OPIOID EPIDEMICFentanyl and the U.S. Opioid Epidemic

By Claire Klobucista and Alejandra Martinez

Published 18 April 2023

Opioid addiction and abuse in the United States has become a prolonged epidemic, endangering public health, economic output, and national security. Since 2000, more than a million people in the United States have died of drug overdoses, the majority of which were due to opioids.

Fentanyl and other opioids are fueling the worst drug crisis in the history of the United States.

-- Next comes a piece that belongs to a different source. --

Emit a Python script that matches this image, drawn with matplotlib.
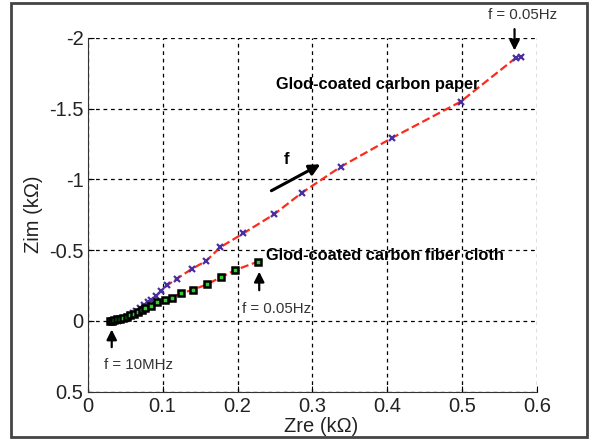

More than 1,500 people per week die from taking some type of opioid, according to the National Center for Health Statistics, making opioids by far the leading cause of fatal overdoses in the country. 

In recent years, the crisis has become defined by fentanyl, a synthetic opioid that is some fifty times more potent than heroin.

Analysts say the opioid problem started with the overprescription of legal pain medications, but it has intensified in recent years due to influxes of cheap heroin and synthetic opioids, including fentanyl, supplied by foreign drug cartels. The crisis has reached such a scale that it has become a significant drag on the economy and a threat to national security.

Authorities in the United States and many other countries where opioid deaths have spiked, such as Australia and Canada, are experimenting with different policies to combat the crisis.

What Drugs Are Contributing to the Crisis?
Opioids, a class of drugs derived from the opium poppy plant, can be divided into two broad categories: legally manufactured medications and illicit narcotics.

Opioid medications, including oxycodone, hydrocodone, morphine, and fentanyl are often prescribed to treat severe pain, while methadone is primarily used in addiction treatment centers. Opioids gained popularity among doctors in the 1990s for treating patients who had undergone surgery or cancer treatment, but in the 2000s physicians increasingly prescribed them for chronic conditions, such as back or joint pain, despite concerns about their safety and effectiveness.

For decades, the most commonly used illegal opioid was heroin. However, by the end of the 2010s, heroin use and overdose deaths involving the drug appeared to be declining, according to the Centers for Disease Control and Prevention (CDC).

In recent years, synthetic opioids, and fentanyl in particular, have been driving a dramatic spike in overdose deaths. After its development in the 1960s, fentanyl was legally manufactured and prescribed as an intravenous anesthetic. And while it remains an important drug in health-care settings, its illegal manufacture and distribution has become a major threat to public health. In March 2023, Department of Homeland Security Secretary Alejandro Mayorkas called fentanyl overdoses “the single greatest challenge we face as a country.”